Los hondureños se enfrentan así a un dilema que va más allá de dos candidatos o tres partidos. La elección del 30 de noviembre no es solo una disputa entre proyectos ideológicos; es un referéndum sobre el futuro del país, sobre la dirección que tomará en temas como corrupción, institucionalidad, relación internacional y tejido social. La voz de Trump irrumpe en esta discusión como un factor adicional, pero no definitivo. Su respaldo puede resonar con fuerza en ciertos sectores, pero difícilmente será suficiente para borrar o neutralizar las acusaciones que pesan sobre el candidato nacionalista.
Mientras las horas se consumen antes de que abran las urnas, el clima político es tenso, expectante y cargado de especulación. Las redes se polarizan, los analistas debaten y los equipos de campaña ajustan estrategias de última hora. Pero, al final, el peso real de la democracia recae en la decisión de los ciudadanos. Un respaldo externo puede influir. Una acusación judicial puede alertar. Un discurso encendido puede mover emociones. Pero la única fuerza capaz de definir el rumbo del país es la voluntad del votante.
El desenlace que emerja de estas elecciones dependerá de la conciencia colectiva de un país que ha sufrido, resistido y esperado durante décadas un cambio auténtico.
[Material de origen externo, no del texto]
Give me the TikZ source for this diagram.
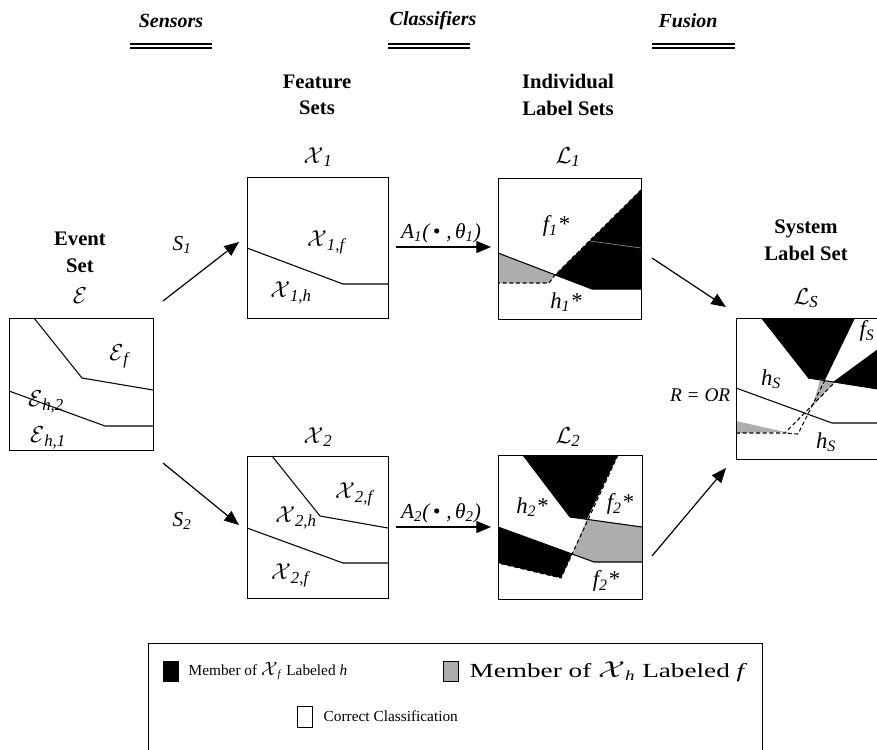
\documentclass[tikz,border=0pt]{standalone}
\usepackage{fontspec}
\usepackage{amsmath}
\setmainfont{Liberation Serif}
\usetikzlibrary{arrows.meta}
\newcommand{\scX}{\mathcal{X}}
\newcommand{\scE}{\mathcal{E}}
\newcommand{\scL}{\mathcal{L}}
\newcommand{\sub}[1]{\textsubscript{\textit{#1}}}
\begin{document}
\begin{tikzpicture}[x=0.75pt,y=-0.75pt,
  frame/.style={draw=black,line width=0.9pt,inner sep=0pt,anchor=north west},
  bound/.style={line width=0.8pt},
  cls/.style={line width=0.8pt,dash pattern=on 3pt off 2pt},
  flow/.style={line width=0.9pt,-{Triangle[length=11pt,width=9pt]}},
  hdr/.style={font=\fontsize{15}{17}\selectfont\bfseries\itshape},
  ttl/.style={font=\fontsize{15.5}{20}\selectfont\bfseries,align=center},
  setlbl/.style={font=\fontsize{18}{20}\selectfont},
  reg/.style={font=\fontsize{18}{20}\selectfont},
  cl/.style={font=\fontsize{17}{19}\selectfont\itshape},
  arrlbl/.style={font=\fontsize{16}{18}\selectfont\itshape},
  leg/.style={font=\fontsize{11.5}{13}\selectfont,anchor=west},
  sq/.style={draw=black,line width=0.7pt},
  dbl/.style={line width=0.8pt}]
\useasboundingbox (0,0) rectangle (877,749);

% ---------- headers ----------
\node[hdr] (hs) at (171,21) {Sensors};
\node[hdr] (hc) at (433,21) {Classifiers};
\node[hdr] (hf) at (688,21) {Fusion};
\draw[dbl] (130,44) -- (212,44) (130,48) -- (212,48);
\draw[dbl] (388,44) -- (470,44) (388,48) -- (470,48);
\draw[dbl] (652,44) -- (735,44) (652,48) -- (735,48);

\node[ttl] (tfeat) at (317,95) {Feature\\Sets};
\node[ttl] (tlab) at (568,95) {Individual\\Label Sets};
\node[ttl] (tev) at (80,252) {Event\\Set};
\node[ttl] (tsys) at (806,240) {System\\Label Set};

\node[setlbl] (sE) at (80,296) {$\scE$};
\node[setlbl] (sX1) at (318,157) {$\scX$\sub{1}};
\node[setlbl] (sL1) at (568,157) {$\scL$\sub{1}};
\node[setlbl] (sX2) at (318,437) {$\scX$\sub{2}};
\node[setlbl] (sL2) at (568,437) {$\scL$\sub{2}};
\node[setlbl] (sLS) at (806,298) {$\scL$\sub{S}};

% ---------- event box ----------
\begin{scope}[shift={(9,318)}]
  \draw[bound] (25,0) -- (73,60) -- (144,72);
  \draw[bound] (0,73) -- (96,108) -- (144,108);
\end{scope}
\node[frame,minimum width=108pt,minimum height=99pt] (ev) at (9,318) {};
\node[reg] (eEf) at (120,356) {$\scE$\sub{f}};
\node[reg] (eEh2) at (46,402) {$\scE$\sub{h,2}};
\node[reg] (eEh1) at (48,438) {$\scE$\sub{h,1}};

% ---------- feature box 1 ----------
\begin{scope}[shift={(247,177)}]
  \draw[bound] (0,71) -- (96,107) -- (141,107);
\end{scope}
\node[frame,minimum width=105.75pt,minimum height=105.75pt] (f1) at (247,177) {};
\node[reg] (x1f) at (327,242) {$\scX$\sub{1,f}};
\node[reg] (x1h) at (291,293) {$\scX$\sub{1,h}};

% ---------- feature box 2 ----------
\begin{scope}[shift={(247,456)}]
  \draw[bound] (25,0) -- (73,60) -- (141,72);
  \draw[bound] (0,72) -- (96,107) -- (141,107);
\end{scope}
\node[frame,minimum width=105.75pt,minimum height=106.5pt] (f2) at (247,456) {};
\node[reg] (x2fa) at (355,494) {$\scX$\sub{2,f}};
\node[reg] (x2h) at (296,518) {$\scX$\sub{2,h}};
\node[reg] (x2fb) at (291,575) {$\scX$\sub{2,f}};

% ---------- label box 1 ----------
\begin{scope}[shift={(498,178)}]
  \fill[black] (57,97) -- (143,12) -- (143,111) -- (94,111) -- cycle;
  \fill[black!32] (0,75) -- (57,97) -- (51,105) -- (0,105) -- cycle;
  \draw[black!45,line width=0.5pt] (92,63) -- (143,70);
  \draw[bound] (0,75) -- (94,111) -- (143,111);
  \draw[cls] (143,12) -- (57,97) -- (51,105) -- (0,105);
\end{scope}
\node[frame,minimum width=107.25pt,minimum height=105.75pt] (l1) at (498,178) {};
\node[cl] (f1s) at (556,226) {f\sub{1}*};
\node[cl] (h1s) at (566,302) {h\sub{1}*};

% ---------- label box 2 ----------
\begin{scope}[shift={(498,455)}]
  \fill[black] (25,0) -- (72,62) -- (89,64) -- (120,0) -- cycle;
  \fill[black] (0,72) -- (74,99) -- (63,123) -- (0,108) -- cycle;
  \fill[black!32] (89,64) -- (144,72) -- (144,107) -- (96,107) -- (74,99) -- cycle;
  \draw[bound] (25,0) -- (72,62) -- (144,72);
  \draw[bound] (0,72) -- (96,107) -- (144,107);
  \draw[cls] (120,0) -- (63,123) -- (0,108);
\end{scope}
\node[frame,minimum width=108pt,minimum height=108pt] (l2) at (498,455) {};
\node[cl] (h2s) at (532,507) {h\sub{2}*};
\node[cl] (f2sa) at (620,504) {f\sub{2}*};
\node[cl] (f2sb) at (606,581) {f\sub{2}*};

% ---------- system box ----------
\begin{scope}[shift={(736,318)}]
  \begin{scope}
    \clip (0,0) rectangle (142,141);
    \fill[black] (25,0) -- (72,60) -- (89,62) -- (119,0) -- cycle;
    \fill[black] (97,64) -- (142,31) -- (142,71) -- cycle;
    \fill[black!32] (84,62) -- (99,64) -- (77,87) -- cycle;
    \fill[black!32] (0,103) -- (49,114) -- (0,115) -- cycle;
  \end{scope}
  \draw[bound] (72,60) -- (142,71);
  \draw[bound] (0,70) -- (96,105) -- (142,105);
  \draw[cls] (0,115) -- (49,115) -- (99,64);
  \draw[cls] (89,62) -- (62,116) -- (49,115);
\end{scope}
\node[frame,minimum width=106.5pt,minimum height=105.75pt] (sy) at (736,318) {};
\node[cl] (hsa) at (771,379) {h\sub{S}};
\node[cl] (hsb) at (826,442) {h\sub{S}};
\node[cl] (fsl) at (867,331) {f\sub{S}};
\node[arrlbl,font=\fontsize{14.5}{16}\selectfont\itshape,anchor=east] (ror) at (735,395) {R = OR};

% ---------- arrows ----------
\coordinate (s1a) at (163,301); \coordinate (s1b) at (239,242);
\coordinate (s2a) at (163,463); \coordinate (s2b) at (239,525);
\coordinate (a1a) at (396,247); \coordinate (a1b) at (491,247);
\coordinate (a2a) at (396,527); \coordinate (a2b) at (491,527);
\coordinate (r1a) at (652,258); \coordinate (r1b) at (726,307);
\coordinate (r2a) at (652,556); \coordinate (r2b) at (726,468);
\draw[flow] (s1a) -- (s1b);
\draw[flow] (s2a) -- (s2b);
\draw[flow] (a1a) -- (a1b);
\draw[flow] (a2a) -- (a2b);
\draw[flow] (r1a) -- (r1b);
\draw[flow] (r2a) -- (r2b);
\node[arrlbl] (ls1) at (182,245) {S\sub{1}};
\node[arrlbl] (ls2) at (182,521) {S\sub{2}};
\node[arrlbl] (la1) at (441,233) {A\sub{1}(\,\textbullet\;,\,θ\sub{1})};
\node[arrlbl] (la2) at (441,513) {A\sub{2}(\,\textbullet\;,\,θ\sub{2})};

% ---------- legend ----------
\node[frame,minimum width=460.5pt,minimum height=81.75pt] (legbox) at (148,643) {};
\draw[sq,fill=black] (163,661) rectangle (178,681);
\node[leg] (lg1) at (184,671) {Member of {\fontsize{15}{15}\selectfont$\scX$}\sub{f} Labeled \textit{h}};
\draw[sq,fill=black!32] (443,661) rectangle (458,681);
\node[leg,font=\fontsize{15}{17}\selectfont] (lg2) at (465,672) {\scalebox{1.36}[1]{Member of {\fontsize{18}{18}\selectfont$\scX$}\sub{h} Labeled \textit{f}}};
\draw[sq,fill=white] (297,706) rectangle (312,727);
\node[leg] (lg3) at (319,716) {Correct Classification};
\end{tikzpicture}
\end{document}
La palabra de Trump puede sacudir el tablero, pero no puede sustituir la memoria, la experiencia y la dignidad de quienes acudirán a votar. Mucho menos puede borrar un expediente judicial que seguirá su curso más allá de las urnas.
Y tal vez, en ese choque entre un respaldo internacional y las exigencias domésticas de justicia, Honduras esté dando una señal contundente de que el país ya no es el mismo; de que la ciudadanía ha aprendido, a fuerza de golpes, que ningún líder extranjero puede conocer mejor su realidad que ellos mismos, y que la democracia solo se fortalece cuando el voto nace de la convicción, no de la influencia.
El voto final será una respuesta, no solo a Trump ni a Asfura ni a Nasralla, sino a la historia reciente de Honduras. Una respuesta que, para bien o para mal, determinará el rumbo del país en los años que vienen.